Un ganador que oscile entre el 23 por ciento y cuando mucho un 31 por ciento del voto total emitido para la Presidencia en el 2018, con un segundo lugar muy cercano y así respectivamente.
Pero los hechos y el contexto político-electoral mexicano carecen, a mi juicio, de la madurez y la responsabilidad requeridas para una propuesta de esta envergadura.
Coalición es mucho más que alianza o frente opositor. Coalición implica una construcción de plataforma común, compartida, con objetivos y estrategias en sintonía, que sea capaz de plantear un programa de gobierno perfec- tamente diseñado en acciones y pasos, previamente acordados, negociados, entre los integrantes de la coalición. Donde el mérito sea para el país, no para las fuerzas o los partidos. Implicaría la renuncia a los protagonismos políticos, a la diferencias partidistas, a los abismos ideológicos y las condenas eternas. Significaría construir un auténtico aparato de gobierno eficiente, que no sirva ni rinda a los intereses de los partidos que los condujeron a los cargos, sino a la ciudadanía. Y la clave, me parece, consiste en la recíproca vigilancia y rendición de cuentas. Si dos o más fuerzas integran un gobierno de coalición que resulta vencedor en los comicios, se repartirían responsabilidades y tareas, y fungirían como auditores recíprocos de las acciones y políticas compartidas.
Existen ejemplos en el mundo, principalmente en las democracias parlamentarias europeas, cuando la necesidad legal de sumar fuerzas para alcanzar mayorías y conformar gobiernos, ha llevado a muchos partidos a formar coaliciones. Ha sucedido en Alemania con frecuencia, en Italia, en España y hasta en el Reino Unido. Unas más eficientes que otras, generalmente la fuerza dominante subordina a la de menor representación en los comicios y pactan intercambios o cuotas de poder: cargos, puestos, comisiones, etc. De hecho, son ejemplos claros de la incapacidad de los partidos a compartir el poder, a renunciar de fondo a sus estructuras y aparatos, para fundirse en una auténtica coalición.
La propuesta en México es más ambiciosa. Se trata de sumar fuerzas, diseñar proyecto, construir estrategias compartidas, distribuir responsabilidades y, desde el origen , en términos de equidad e igualdad. Vamos a partes iguales, no la de dos partidos que suman sus votos.

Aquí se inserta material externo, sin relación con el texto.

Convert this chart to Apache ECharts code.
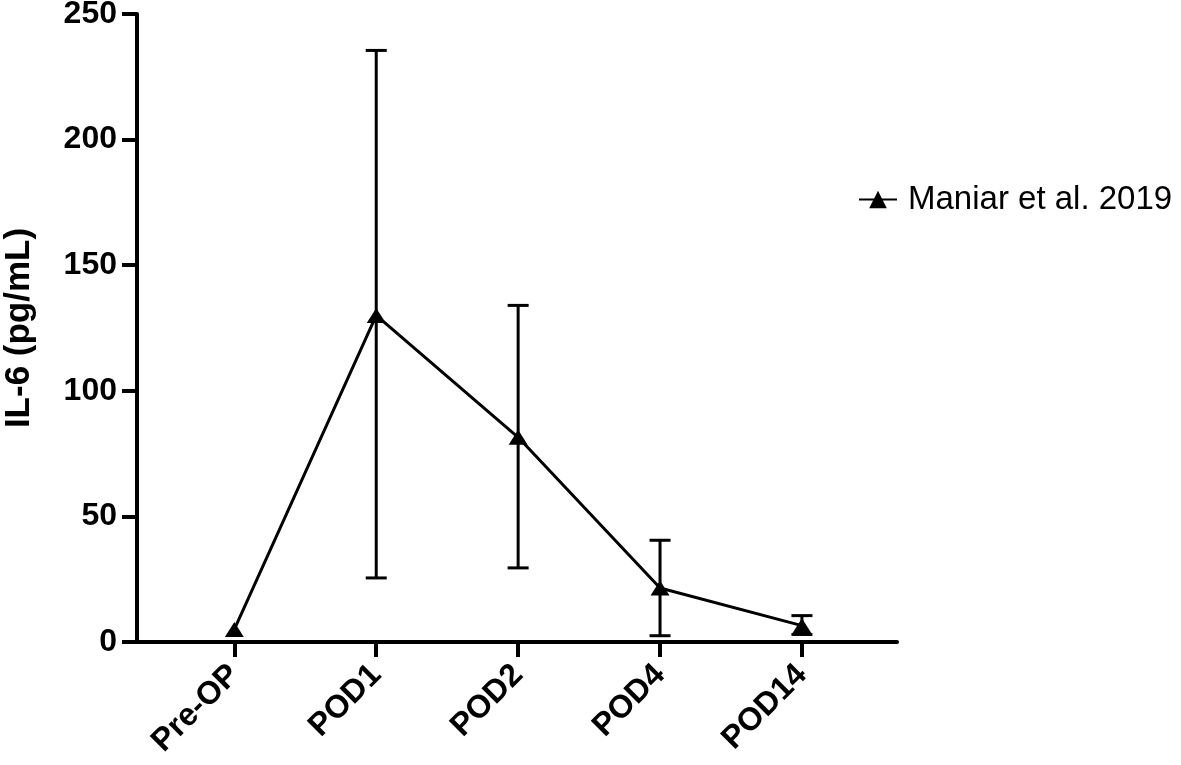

A pesar de las críticas que el Pacto por México recibió por algunos sectores de la izquierda, cumplió con algunos de estos objetivos en materia de agenda legislativa y propuesta de cambio. Importantes avances se impulsaron con éxito desde el Pacto. Después, se desdibujó y pereció ante la natural lucha partidista por el poder.
En México los partidos políticos han sido incapaces –lo hemos dicho ya– de producir un auténtico cambio estructural. Han gobernado, a nivel federal y local, sobre las mismas bases y estructura que parece limitar la verdadera renovación del ejercicio público, de la representación ciudadana, del gobierno por y para la gente. Los partidos se han corrompido –todos–, han jugado el perverso juego electoral del cargo, la alianza y el presupuesto para permanecer y mantenerse con registro, y por ende, con acceso a los dineros públicos. No han mostrado la madurez para regenerar un sistema político obtuso, ineficaz, enormemente costoso para el país y corrupto. Han sido cómplices en un carrusel de tapaderas y ocultamientos donde se cuidan y protegen mutuamente, proyectando la imagen de una supuesta competencia frente a los electores.
Estos partidos han sido capaces de construir alianzas, que en los hechos, demostraron torpeza, ineficacia y corrupción. Nunca un auténtico gobierno de coalición. Sucedió en Oaxaca, en Puebla, en Coahuila. Estos partidos carecen de los elementos, la madurez, la altura de miras para construir una plataforma de coalición. Tendríamos que abolirlos y hacer unos nuevos.